■ **WRITTEN PROBLEM**:
Identify the lines that contain the string "this", then copy each of them.

■ **THE DATA**:

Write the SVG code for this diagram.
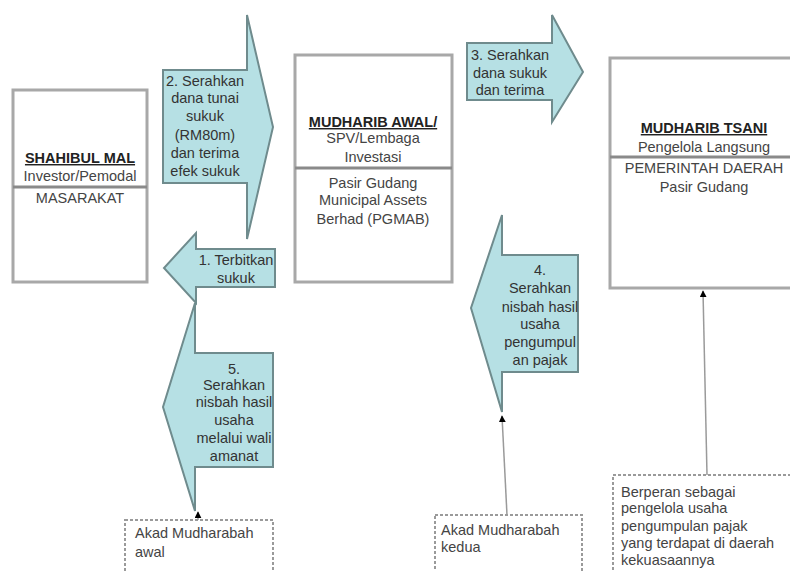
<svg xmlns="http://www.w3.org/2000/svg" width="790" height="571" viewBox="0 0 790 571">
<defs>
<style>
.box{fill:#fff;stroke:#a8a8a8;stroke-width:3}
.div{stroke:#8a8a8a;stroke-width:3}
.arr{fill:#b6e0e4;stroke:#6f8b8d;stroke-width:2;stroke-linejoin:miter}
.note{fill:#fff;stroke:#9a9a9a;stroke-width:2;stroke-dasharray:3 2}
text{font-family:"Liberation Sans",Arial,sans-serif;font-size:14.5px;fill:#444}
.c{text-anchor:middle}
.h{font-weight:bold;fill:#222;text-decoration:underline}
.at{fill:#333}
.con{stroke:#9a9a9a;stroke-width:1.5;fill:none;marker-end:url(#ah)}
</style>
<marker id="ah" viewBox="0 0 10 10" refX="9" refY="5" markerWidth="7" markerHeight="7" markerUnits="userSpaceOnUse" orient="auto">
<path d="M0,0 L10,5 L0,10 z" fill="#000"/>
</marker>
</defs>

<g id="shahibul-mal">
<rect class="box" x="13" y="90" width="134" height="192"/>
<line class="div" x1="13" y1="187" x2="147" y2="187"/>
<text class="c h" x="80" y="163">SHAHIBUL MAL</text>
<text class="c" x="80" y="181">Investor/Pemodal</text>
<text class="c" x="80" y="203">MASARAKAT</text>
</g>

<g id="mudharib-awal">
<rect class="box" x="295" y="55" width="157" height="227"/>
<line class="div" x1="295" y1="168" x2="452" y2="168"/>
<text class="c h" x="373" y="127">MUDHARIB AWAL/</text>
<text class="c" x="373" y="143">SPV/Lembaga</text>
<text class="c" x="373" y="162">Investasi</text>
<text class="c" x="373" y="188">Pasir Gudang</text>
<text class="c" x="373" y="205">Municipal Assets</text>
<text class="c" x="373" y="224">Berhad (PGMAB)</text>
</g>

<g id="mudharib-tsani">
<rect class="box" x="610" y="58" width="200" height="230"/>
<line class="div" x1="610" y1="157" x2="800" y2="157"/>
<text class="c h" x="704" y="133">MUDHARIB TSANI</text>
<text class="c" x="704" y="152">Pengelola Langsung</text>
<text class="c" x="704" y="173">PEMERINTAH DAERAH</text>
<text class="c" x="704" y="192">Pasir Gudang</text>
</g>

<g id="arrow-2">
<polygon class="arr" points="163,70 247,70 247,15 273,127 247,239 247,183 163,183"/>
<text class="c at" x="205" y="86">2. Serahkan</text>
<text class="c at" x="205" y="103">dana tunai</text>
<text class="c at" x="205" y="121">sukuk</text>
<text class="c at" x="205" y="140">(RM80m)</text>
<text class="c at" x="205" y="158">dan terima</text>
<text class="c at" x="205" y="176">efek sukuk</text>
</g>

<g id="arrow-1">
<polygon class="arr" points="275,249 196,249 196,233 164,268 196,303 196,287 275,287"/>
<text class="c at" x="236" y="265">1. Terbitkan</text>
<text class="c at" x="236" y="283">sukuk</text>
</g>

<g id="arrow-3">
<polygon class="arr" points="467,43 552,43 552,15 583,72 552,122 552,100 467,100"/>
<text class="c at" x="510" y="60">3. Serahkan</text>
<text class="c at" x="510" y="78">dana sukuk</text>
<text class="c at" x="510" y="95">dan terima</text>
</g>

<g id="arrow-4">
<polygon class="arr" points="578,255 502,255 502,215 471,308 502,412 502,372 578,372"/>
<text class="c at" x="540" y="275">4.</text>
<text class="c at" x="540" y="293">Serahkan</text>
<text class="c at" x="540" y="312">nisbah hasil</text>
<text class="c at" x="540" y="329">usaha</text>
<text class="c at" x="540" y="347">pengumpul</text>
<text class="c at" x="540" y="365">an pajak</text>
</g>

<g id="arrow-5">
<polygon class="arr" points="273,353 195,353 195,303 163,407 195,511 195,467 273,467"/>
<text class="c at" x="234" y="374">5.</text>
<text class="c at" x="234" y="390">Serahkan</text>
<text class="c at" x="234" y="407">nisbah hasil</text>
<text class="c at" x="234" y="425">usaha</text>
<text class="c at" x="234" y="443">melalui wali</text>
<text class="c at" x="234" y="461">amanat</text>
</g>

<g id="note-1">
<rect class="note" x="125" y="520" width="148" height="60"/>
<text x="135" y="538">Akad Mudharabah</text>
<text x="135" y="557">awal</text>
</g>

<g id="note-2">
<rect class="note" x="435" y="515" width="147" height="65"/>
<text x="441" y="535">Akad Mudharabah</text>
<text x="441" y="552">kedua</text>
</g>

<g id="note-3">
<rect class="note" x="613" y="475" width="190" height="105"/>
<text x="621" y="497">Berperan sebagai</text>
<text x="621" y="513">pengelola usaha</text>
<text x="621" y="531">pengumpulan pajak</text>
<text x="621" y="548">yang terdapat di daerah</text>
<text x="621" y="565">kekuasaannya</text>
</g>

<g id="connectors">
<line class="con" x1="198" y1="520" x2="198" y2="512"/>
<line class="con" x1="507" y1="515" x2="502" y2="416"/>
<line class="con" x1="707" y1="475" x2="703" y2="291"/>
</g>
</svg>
==
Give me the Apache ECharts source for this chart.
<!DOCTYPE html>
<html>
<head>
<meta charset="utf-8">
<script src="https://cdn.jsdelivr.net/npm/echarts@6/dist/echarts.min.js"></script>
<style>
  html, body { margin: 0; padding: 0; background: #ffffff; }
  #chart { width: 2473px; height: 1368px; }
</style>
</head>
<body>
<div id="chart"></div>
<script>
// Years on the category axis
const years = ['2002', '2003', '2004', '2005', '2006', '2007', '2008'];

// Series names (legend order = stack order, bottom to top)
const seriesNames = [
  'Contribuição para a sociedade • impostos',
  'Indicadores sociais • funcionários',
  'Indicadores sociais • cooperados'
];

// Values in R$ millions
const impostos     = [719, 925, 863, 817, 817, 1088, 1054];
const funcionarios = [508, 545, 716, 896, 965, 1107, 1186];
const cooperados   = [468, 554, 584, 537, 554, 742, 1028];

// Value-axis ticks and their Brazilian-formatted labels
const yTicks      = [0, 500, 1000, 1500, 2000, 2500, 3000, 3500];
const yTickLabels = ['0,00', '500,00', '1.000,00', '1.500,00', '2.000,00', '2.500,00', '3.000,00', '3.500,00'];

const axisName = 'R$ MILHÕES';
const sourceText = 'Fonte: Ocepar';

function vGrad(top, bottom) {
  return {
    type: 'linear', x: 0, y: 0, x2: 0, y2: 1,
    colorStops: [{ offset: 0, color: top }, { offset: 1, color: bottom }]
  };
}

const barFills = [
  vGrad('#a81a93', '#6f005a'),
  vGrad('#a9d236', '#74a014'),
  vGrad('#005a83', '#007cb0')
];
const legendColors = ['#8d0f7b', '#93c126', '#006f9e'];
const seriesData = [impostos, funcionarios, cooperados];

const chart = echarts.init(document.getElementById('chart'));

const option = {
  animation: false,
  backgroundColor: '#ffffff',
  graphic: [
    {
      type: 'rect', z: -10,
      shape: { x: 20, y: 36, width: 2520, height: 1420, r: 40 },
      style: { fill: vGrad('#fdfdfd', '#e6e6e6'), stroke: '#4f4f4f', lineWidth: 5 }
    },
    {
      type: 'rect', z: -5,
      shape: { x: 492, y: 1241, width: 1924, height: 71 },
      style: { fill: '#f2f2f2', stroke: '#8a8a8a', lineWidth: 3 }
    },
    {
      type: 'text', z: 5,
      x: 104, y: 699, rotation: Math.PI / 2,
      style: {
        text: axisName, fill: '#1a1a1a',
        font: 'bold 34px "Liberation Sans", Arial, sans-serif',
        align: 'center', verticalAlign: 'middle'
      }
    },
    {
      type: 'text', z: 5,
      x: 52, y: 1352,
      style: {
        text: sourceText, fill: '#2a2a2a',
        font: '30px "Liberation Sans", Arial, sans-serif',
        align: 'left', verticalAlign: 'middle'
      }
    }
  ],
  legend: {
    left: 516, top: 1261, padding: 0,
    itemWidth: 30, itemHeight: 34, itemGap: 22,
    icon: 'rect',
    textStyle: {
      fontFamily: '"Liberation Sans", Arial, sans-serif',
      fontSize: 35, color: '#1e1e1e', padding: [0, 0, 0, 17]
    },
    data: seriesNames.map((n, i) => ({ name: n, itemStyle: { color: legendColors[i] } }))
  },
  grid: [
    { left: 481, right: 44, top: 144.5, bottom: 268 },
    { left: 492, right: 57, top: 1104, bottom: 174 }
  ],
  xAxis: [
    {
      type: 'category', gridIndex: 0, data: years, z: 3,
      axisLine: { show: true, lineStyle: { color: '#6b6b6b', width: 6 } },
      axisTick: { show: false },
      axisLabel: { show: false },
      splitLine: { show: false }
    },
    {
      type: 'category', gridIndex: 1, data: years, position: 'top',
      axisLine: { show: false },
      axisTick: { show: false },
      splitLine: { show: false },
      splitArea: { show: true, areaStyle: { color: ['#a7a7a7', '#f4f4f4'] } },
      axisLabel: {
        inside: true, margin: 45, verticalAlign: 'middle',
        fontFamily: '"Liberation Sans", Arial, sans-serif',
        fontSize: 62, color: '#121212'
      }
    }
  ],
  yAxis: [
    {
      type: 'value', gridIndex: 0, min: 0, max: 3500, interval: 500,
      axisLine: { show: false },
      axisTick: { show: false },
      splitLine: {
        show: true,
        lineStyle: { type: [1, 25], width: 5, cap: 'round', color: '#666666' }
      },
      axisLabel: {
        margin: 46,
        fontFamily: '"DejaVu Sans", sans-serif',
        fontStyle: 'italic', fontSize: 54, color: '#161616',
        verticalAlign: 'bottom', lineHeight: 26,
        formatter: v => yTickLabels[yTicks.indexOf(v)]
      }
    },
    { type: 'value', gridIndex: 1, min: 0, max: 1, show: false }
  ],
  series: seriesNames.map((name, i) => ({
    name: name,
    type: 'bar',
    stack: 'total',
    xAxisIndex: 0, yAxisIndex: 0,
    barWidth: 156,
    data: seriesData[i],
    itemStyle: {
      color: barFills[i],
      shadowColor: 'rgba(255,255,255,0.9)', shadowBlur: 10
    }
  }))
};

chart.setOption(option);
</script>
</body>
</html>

■ **EXERCISE RESPONSE**:
Write the SVG code for this diagram.
Give me the Apache ECharts source for this chart.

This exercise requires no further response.